MATTHEWS: There are risks because your data is possibly exposed. Something that's important to you, something that's private, something that's intellectual property or information - credit card information - is exposed to a third party. I think that's always going to be the risk when you're working outside of your own organization for any services.

However, as I've talked about in some of the things we've done around cloud, it's all about the contract. Again, you've got to have a good contract in place, something that if you're going to go into that with some third party, there needs to be some very good language in there about non-disclosure and they should have a really good reputation. You want to have somebody that you can have a good trusting relationship with, at least vetted, someone has recommended them to you or somebody you trust has recommended them to you, or you have really good contract language that restricts the kind of access they have and is very specific about what they're going to do and how they're going to do it, and how much time they're going to spend, and how things are going to be stored and if their people are backgrounded and that kind of thing. These are just the same kind of rules you would do any kind of services where you're sharing your data with an outside source. The risks are the same as usual but the way to mitigate those risks is to really get contracts and really get the relationships with the vendor that you're using.

Advice to Organizations

FIELD: Just a couple more questions about your book, please. If you were to sum it up, what advice would you offer to organizations so they can get a better handle on ESI and e-discovery?
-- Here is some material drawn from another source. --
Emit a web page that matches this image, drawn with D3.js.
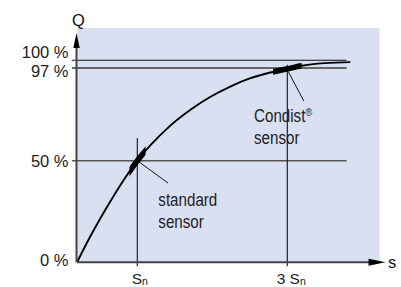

MATTHEWS: I think that the whole point of the book and the answer to the question really is that the way to avoid the risks that come by not understanding electronic evidence and electronically stored information is by understanding better where that data lives, how it's created, how it's stored, how it can be acquired safely and how it can be managed. The only way to do that is really to dig in and learn this stuff. The book that I wrote is a good starting place. It's a good place and it has a ton of references in the back for people who want to get into it deeper, but there is a good starting place.

It's a good way to kind of get a feel for what kind of data might be surrounding you, what kind of data you or organization might be creating and a good checklist for if we've got some reason to have to acquire electronic evidence or electronically stored information, where do we start? What do we look for? What are the different places this could be? There are a lot of places that you might not consider right up front so it's just important to have that overall understanding and be able to manage it in a secure way.

FIELD: Last question for you. We've talked about a bunch of different audience segments. How should they best use this book?

MATTHEWS: I wrote it in a way that I think you can use it either as a reference where you can pick it up and look at the table of contents and say, "Okay, I'm really specifically interested in the case law around this," and go to the case law chapter. "I'm really specifically interested in all the different types of electronically stored information," so I can go to that chapter and it's broken down into all of them so you can kind of pick and choose, or I also wrote it in a way that's fun enough to read I think and interesting enough that you could read it cover to cover and really get a lot out of it, and kind of move through it in a way that as you're reading it, it builds on itself.

You start out with basics, how do things work, and that's how it really starts. How do these things work? Then you start getting into some of the legal issues and how it applies to you and then how the legal issues apply, and then more into what you can do with it, what kind of things you can do to manage it better and to acquire it and the legal issues and the forensically sound means of preserving data and securing data. I think it's written in a way that you can either use it as a reference book or use it to really work your way through from beginning to end - what is electronic information, where is it, how is it stored and what should I be doing to better manage it.